Take for instance the crowd. Might we not have had something new from the mob, something of its cruel silence, its monumental forgetfulness of its own sufferings. Anything except the same old cackling, milling, and nudging. And Robespierre, that dry, unpleasant man, Carlyle’s “sea-green formula”: he was well-enough played by Robert Symonds, made up to look like McGeorge Bundy, but the interpretation was perfectly routine, conventional, and finally uninteresting. Or the speech made by Marian in the love scene with a Danton, who is stripped to the waist, but who unfortunately achieves nothing of increased interest by the way of bare midriff and visible shoulder. This interesting speech, off-hand, reflective, is delivered with a disintegrating rush of breathless intensity, the old Broadway “serious” manner.

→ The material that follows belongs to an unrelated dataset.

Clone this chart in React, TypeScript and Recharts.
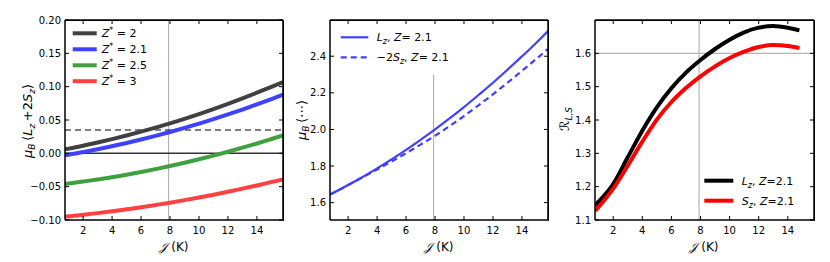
import React from 'react';
import { LineChart, Line, XAxis, YAxis, ReferenceLine, ReferenceArea } from 'recharts';

const FONT = '"DejaVu Sans", sans-serif';

// ---- Panel A: mu_B <Lz + 2Sz> ----
const J_A = [0.75, 1, 2, 3, 4, 5, 6, 7, 8, 9, 10, 11, 12, 13, 14, 15, 15.8];
const Z_2 = [0.006, 0.0071, 0.0114, 0.0162, 0.0213, 0.0267, 0.0325, 0.0386, 0.045, 0.0518, 0.0589, 0.0664, 0.0742, 0.0824, 0.0909, 0.0997, 0.107];
const Z_21 = [-0.003, -0.0021, 0.0019, 0.0061, 0.0107, 0.0155, 0.0207, 0.0262, 0.032, 0.0381, 0.0446, 0.0513, 0.0584, 0.0657, 0.0734, 0.0814, 0.088];
const Z_25 = [-0.046, -0.0453, -0.0424, -0.0393, -0.0358, -0.032, -0.028, -0.0237, -0.019, -0.0141, -0.0089, -0.0034, 0.0024, 0.0085, 0.0148, 0.0215, 0.027];
const Z_3 = [-0.095, -0.0945, -0.0922, -0.0897, -0.087, -0.084, -0.0809, -0.0775, -0.074, -0.0702, -0.0662, -0.062, -0.0576, -0.053, -0.0482, -0.0431, -0.039];
const TICKS_A = [-0.1, -0.05, 0, 0.05, 0.1, 0.15, 0.2];
const DOMAIN_A: [number, number] = [-0.1, 0.2];
const DASH_A = 0.035;

// ---- Panel B: mu_B <...> ----
const J_B = [0.75, 1, 2, 3, 4, 5, 6, 7, 8, 9, 10, 11, 12, 13, 14, 15, 15.8];
const LZ_B = [1.644, 1.654, 1.696, 1.74, 1.787, 1.836, 1.888, 1.943, 2.0, 2.06, 2.122, 2.188, 2.255, 2.326, 2.399, 2.474, 2.537];
const S2_B = [1.644, 1.654, 1.696, 1.738, 1.781, 1.825, 1.87, 1.917, 1.965, 2.018, 2.073, 2.132, 2.192, 2.255, 2.32, 2.386, 2.44];
const TICKS_B = [1.6, 1.8, 2.0, 2.2, 2.4];
const DOMAIN_B: [number, number] = [1.505, 2.598];
const VLINE_B_TOP = 2.3;

// ---- Panel C: R_{L,S} ----
const J_C = [0.75, 1, 2, 3, 4, 5, 6, 7, 8, 9, 10, 11, 12, 13, 14, 14.8];
const RL_C = [1.143, 1.155, 1.208, 1.288, 1.368, 1.438, 1.495, 1.542, 1.58, 1.613, 1.641, 1.663, 1.677, 1.682, 1.677, 1.669];
const RS_C = [1.127, 1.139, 1.194, 1.263, 1.335, 1.401, 1.454, 1.496, 1.531, 1.561, 1.586, 1.605, 1.619, 1.625, 1.622, 1.616];
const TICKS_C = [1.1, 1.2, 1.3, 1.4, 1.5, 1.6];
const DOMAIN_C: [number, number] = [1.1, 1.7];
const HLINE_C = 1.6;

// shared
const TICKS_X = [2, 4, 6, 8, 10, 12, 14];
const DOMAIN_X: [number, number] = [0.75, 15.8];
const J_MARK = 7.9;

const dataA = J_A.map((j, i) => ({ j, z2: Z_2[i], z21: Z_21[i], z25: Z_25[i], z3: Z_3[i] }));
const dataB = J_B.map((j, i) => ({ j, lz: LZ_B[i], s2: S2_B[i] }));
const dataC = J_C.map((j, i) => ({ j, rl: RL_C[i], rs: RS_C[i] }));

const fmtA = (v: number) => v.toFixed(2).replace('-', '\u2212');
const fmt1 = (v: number) => v.toFixed(1);
const blank = () => '';

const CH_W = 290;
const CH_H = 262;
const TOP = 19;
const XH = 42;

const ts = () => ({ fill: '#000', fontSize: 10, fontFamily: FONT });
const ln = () => ({ stroke: '#000', strokeWidth: 1 });

function frameAxes(yDomain: [number, number], yTicks: number[], fmt: (v: number) => string, yW: number) {
  return [
    <XAxis key="xb" xAxisId="b" dataKey="j" type="number" domain={DOMAIN_X} allowDataOverflow ticks={TICKS_X} interval={0}
      tickSize={-4} tickMargin={11} height={XH} axisLine={ln()} tickLine={ln()} tick={ts()} />,
    <XAxis key="xt" xAxisId="t" orientation="top" dataKey="j" type="number" domain={DOMAIN_X} allowDataOverflow ticks={TICKS_X} interval={0}
      tickSize={-4} height={1} tickFormatter={blank} axisLine={ln()} tickLine={ln()} tick={ts()} />,
    <YAxis key="yl" yAxisId="l" type="number" domain={yDomain} allowDataOverflow ticks={yTicks} interval={0}
      tickSize={-4} tickMargin={8} width={yW} tickFormatter={fmt} axisLine={ln()} tickLine={ln()} tick={ts()} />,
    <YAxis key="yr" yAxisId="r" orientation="right" type="number" domain={yDomain} allowDataOverflow ticks={yTicks} interval={0}
      tickSize={-4} width={1} tickFormatter={blank} axisLine={ln()} tickLine={ln()} tick={ts()} />,
  ];
}

function ghostAxes(yDomain: [number, number], yTicks: number[], yW: number) {
  return [
    <XAxis key="xb" xAxisId="b" dataKey="j" type="number" domain={DOMAIN_X} allowDataOverflow ticks={TICKS_X}
      height={XH} axisLine={false} tickLine={false} tick={false} />,
    <XAxis key="xt" xAxisId="t" orientation="top" dataKey="j" type="number" domain={DOMAIN_X} allowDataOverflow ticks={TICKS_X}
      height={1} axisLine={false} tickLine={false} tick={false} />,
    <YAxis key="yl" yAxisId="l" type="number" domain={yDomain} allowDataOverflow ticks={yTicks}
      width={yW} axisLine={false} tickLine={false} tick={false} />,
    <YAxis key="yr" yAxisId="r" orientation="right" type="number" domain={yDomain} allowDataOverflow ticks={yTicks}
      width={1} axisLine={false} tickLine={false} tick={false} />,
  ];
}

const GRAY = '#b4b4b4';

function LegendRow({ x, x2, cy, tx, color, w, dash, children }: any) {
  return (
    <g>
      <line x1={x} x2={x2} y1={cy} y2={cy} stroke={color} strokeWidth={w} strokeDasharray={dash} />
      <text x={tx} y={cy + 4} fontSize={11} fontFamily={FONT} fill="#000">{children}</text>
    </g>
  );
}

function Panel({ left, right, data, yDomain, yTicks, fmt, yW, frameKey, children }: any) {
  const margin = { top: TOP, right, bottom: 0, left: 0 };
  const plotLeft = yW;
  const plotTop = TOP + 1;
  const plotW = CH_W - right - 1 - yW;
  const plotH = CH_H - XH - plotTop;
  return (
    <>
      <div style={{ position: 'absolute', left, top: 0 }}>
        <LineChart width={CH_W} height={CH_H} data={data} margin={margin}>
          {ghostAxes(yDomain, yTicks, yW)}
          {children}
        </LineChart>
      </div>
      <div style={{ position: 'absolute', left, top: 0 }}>
        <LineChart width={CH_W} height={CH_H} data={data} margin={margin}>
          {frameAxes(yDomain, yTicks, fmt, yW)}
          <ReferenceArea xAxisId="b" yAxisId="l" x1={DOMAIN_X[0]} x2={DOMAIN_X[1]} y1={yDomain[0]} y2={yDomain[1]}
            fill="none" fillOpacity={0} stroke="#000" strokeWidth={1} ifOverflow="visible" />
          <Line xAxisId="b" yAxisId="l" dataKey={frameKey} stroke="none" strokeWidth={0} dot={false} isAnimationActive={false} />
        </LineChart>
      </div>
      <div style={{ position: 'absolute', left: left + plotLeft - 0.5, top: plotTop - 0.5, width: plotW, height: plotH,
        borderTop: '1px solid #000', borderRight: '1px solid #000', pointerEvents: 'none' }} />
    </>
  );
}

export default function App() {
  return (
    <div style={{ position: 'absolute', left: 0, top: 0, width: 830, height: 262, background: '#fff' }}>
      <svg width={830} height={262} style={{ position: 'absolute', left: 0, top: 0, pointerEvents: 'none' }}>
        <g fontFamily={FONT} fill="#000">
          <text transform="translate(32,121) rotate(-90)" textAnchor="middle" fontSize={13}>
            <tspan fontStyle="italic">μ</tspan>
            <tspan fontStyle="italic" fontSize={9} dy={3}>B</tspan>
            <tspan dy={-3}>{'\u2009\u27E8'}</tspan>
            <tspan fontStyle="italic">L</tspan>
            <tspan fontStyle="italic" fontSize={9} dy={3}>z</tspan>
            <tspan dy={-3}>{'\u2009+2'}</tspan>
            <tspan fontStyle="italic">S</tspan>
            <tspan fontStyle="italic" fontSize={9} dy={3}>z</tspan>
            <tspan dy={-3}>{'\u27E9'}</tspan>
          </text>
          <text transform="translate(306,120) rotate(-90)" textAnchor="middle" fontSize={13}>
            <tspan fontStyle="italic">μ</tspan>
            <tspan fontStyle="italic" fontSize={9} dy={3}>B</tspan>
            <tspan dy={-3}>{'\u2009\u27E8\u22EF\u27E9'}</tspan>
          </text>
          <text transform="translate(569,119) rotate(-90)" textAnchor="middle" fontSize={13}>
            <tspan>ℛ</tspan>
            <tspan fontStyle="italic" fontSize={9} dy={3}>L,S</tspan>
          </text>
          {[174, 439, 704].map((cx) => (
            <text key={cx} x={cx} y={251} textAnchor="middle" fontSize={12}>
              <tspan fontStyle="italic">𝒥</tspan>
              <tspan> (K)</tspan>
            </text>
          ))}
        </g>
        <LegendRow x={72.7} x2={96.7} cy={33.3} tx={101.7} color="#404040" w={4}>
          <tspan fontStyle="italic">Z</tspan><tspan fontSize={8} dy={-4}>*</tspan><tspan dy={4}> = 2</tspan>
        </LegendRow>
        <LegendRow x={72.7} x2={96.7} cy={49.3} tx={101.7} color="#4040ff" w={4}>
          <tspan fontStyle="italic">Z</tspan><tspan fontSize={8} dy={-4}>*</tspan><tspan dy={4}> = 2.1</tspan>
        </LegendRow>
        <LegendRow x={72.7} x2={96.7} cy={65.3} tx={101.7} color="#40a040" w={4}>
          <tspan fontStyle="italic">Z</tspan><tspan fontSize={8} dy={-4}>*</tspan><tspan dy={4}> = 2.5</tspan>
        </LegendRow>
        <LegendRow x={72.7} x2={96.7} cy={81.2} tx={101.7} color="#ff4040" w={4}>
          <tspan fontStyle="italic">Z</tspan><tspan fontSize={8} dy={-4}>*</tspan><tspan dy={4}> = 3</tspan>
        </LegendRow>
        <LegendRow x={340.7} x2={368.3} cy={37.3} tx={376.7} color="#4040ff" w={2.2}>
          <tspan fontStyle="italic">L</tspan><tspan fontStyle="italic" fontSize={8} dy={3}>z</tspan>
          <tspan dy={-3}>, </tspan><tspan fontStyle="italic">Z</tspan><tspan>= 2.1</tspan>
        </LegendRow>
        <LegendRow x={340.7} x2={368.3} cy={57.3} tx={376.7} color="#4040ff" w={2.2} dash="6 4">
          <tspan>−2</tspan><tspan fontStyle="italic">S</tspan><tspan fontStyle="italic" fontSize={8} dy={3}>z</tspan>
          <tspan dy={-3}>, </tspan><tspan fontStyle="italic">Z</tspan><tspan>= 2.1</tspan>
        </LegendRow>
        <LegendRow x={704.3} x2={733.3} cy={180.7} tx={741.7} color="#000" w={4}>
          <tspan fontStyle="italic">L</tspan><tspan fontStyle="italic" fontSize={8} dy={3}>z</tspan>
          <tspan dy={-3}>, </tspan><tspan fontStyle="italic">Z</tspan><tspan>=2.1</tspan>
        </LegendRow>
        <LegendRow x={704.3} x2={733.3} cy={200.7} tx={741.7} color="#ff0000" w={4}>
          <tspan fontStyle="italic">S</tspan><tspan fontStyle="italic" fontSize={8} dy={3}>z</tspan>
          <tspan dy={-3}>, </tspan><tspan fontStyle="italic">Z</tspan><tspan>=2.1</tspan>
        </LegendRow>
      </svg>
      <Panel left={0} right={6} data={dataA} yDomain={DOMAIN_A} yTicks={TICKS_A} fmt={fmtA} yW={65} frameKey="z2">
        <ReferenceLine xAxisId="b" yAxisId="l" x={J_MARK} stroke={GRAY} strokeWidth={1.2} />
        <ReferenceLine xAxisId="b" yAxisId="l" y={0} stroke="#333" strokeWidth={1.5} />
        <ReferenceLine xAxisId="b" yAxisId="l" y={DASH_A} stroke="#000" strokeWidth={1.2} strokeDasharray="6 4" />
        <Line xAxisId="b" yAxisId="l" type="monotone" dataKey="z2" stroke="#404040" strokeWidth={4} dot={false} isAnimationActive={false} />
        <Line xAxisId="b" yAxisId="l" type="monotone" dataKey="z21" stroke="#4040ff" strokeWidth={4} dot={false} isAnimationActive={false} />
        <Line xAxisId="b" yAxisId="l" type="monotone" dataKey="z25" stroke="#40a040" strokeWidth={4} dot={false} isAnimationActive={false} />
        <Line xAxisId="b" yAxisId="l" type="monotone" dataKey="z3" stroke="#ff4040" strokeWidth={4} dot={false} isAnimationActive={false} />
      </Panel>
      <Panel left={270} right={11} data={dataB} yDomain={DOMAIN_B} yTicks={TICKS_B} fmt={fmt1} yW={60} frameKey="lz">
        <ReferenceLine xAxisId="b" yAxisId="l" segment={[{ x: J_MARK, y: DOMAIN_B[0] }, { x: J_MARK, y: VLINE_B_TOP }]} stroke={GRAY} strokeWidth={1.2} />
        <Line xAxisId="b" yAxisId="l" type="monotone" dataKey="lz" stroke="#4040ff" strokeWidth={2.2} dot={false} isAnimationActive={false} />
        <Line xAxisId="b" yAxisId="l" type="monotone" dataKey="s2" stroke="#4040ff" strokeWidth={2.2} strokeDasharray="6 4" dot={false} isAnimationActive={false} />
      </Panel>
      <Panel left={540} right={15} data={dataC} yDomain={DOMAIN_C} yTicks={TICKS_C} fmt={fmt1} yW={55} frameKey="rl">
        <ReferenceLine xAxisId="b" yAxisId="l" x={J_MARK} stroke={GRAY} strokeWidth={1.2} />
        <ReferenceLine xAxisId="b" yAxisId="l" y={HLINE_C} stroke={GRAY} strokeWidth={1.2} />
        <Line xAxisId="b" yAxisId="l" type="monotone" dataKey="rl" stroke="#000" strokeWidth={4} dot={false} isAnimationActive={false} />
        <Line xAxisId="b" yAxisId="l" type="monotone" dataKey="rs" stroke="#ff0000" strokeWidth={4} dot={false} isAnimationActive={false} />
      </Panel>
    </div>
  );
}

Few of the actors have any sense of style, except Roscoe Lee Brown, who gives his scenes as Saint-Just an interesting pace and authority. Most of all one regrets the sheer present in which the actors seem fated to live no matter what the role may be. The ability to look backward, whether it be learned in the study of the craft of acting, or gained by some individual gift of imagination, seems to be pitifully lost on our stage. The smothering contemporaneity is always there like the smog outside. It is this lack of historical feeling that makes our attempt to do the classics always seem amateurish. They are indeed up there, dressed to the nines in period drag, but still themselves, today’s waifs. And because of this inadequacy, the great guillotine trundles up to the front stage and, clump, clump, clump, go the heads of our tragic heroes and we feel no more than if a stapler had pierced a piece of paper.

An attack of heartache coming out of the theater. Another fiasco. One felt like some poor old Tommy Manville, ever hoping, ever failing, ever paying off. A theater-lover! Year after year, morosely muttering about those patriots who wait in their overshoes in lines on the cold silvery mornings in the paper-strewn side streets, dutifully hoping to find their seats in the nightly gatherings of the consensus. No, no, that is their business. And you, off through those same cold, fluorescent nights, now downtown, here to the West, there to the East, in absurd pursuit. Year after year, and some gains of course, a few evenings of joy, many more of interest. Yet, never to be quite prepared somehow. The disappointment of Danton’s Death—how sharp it still can be! The messianic hope, struggle against it as we will, had risen once more, filling the heart with promise. The day came and there was no sign in the sky. The kingdom had been deferred again.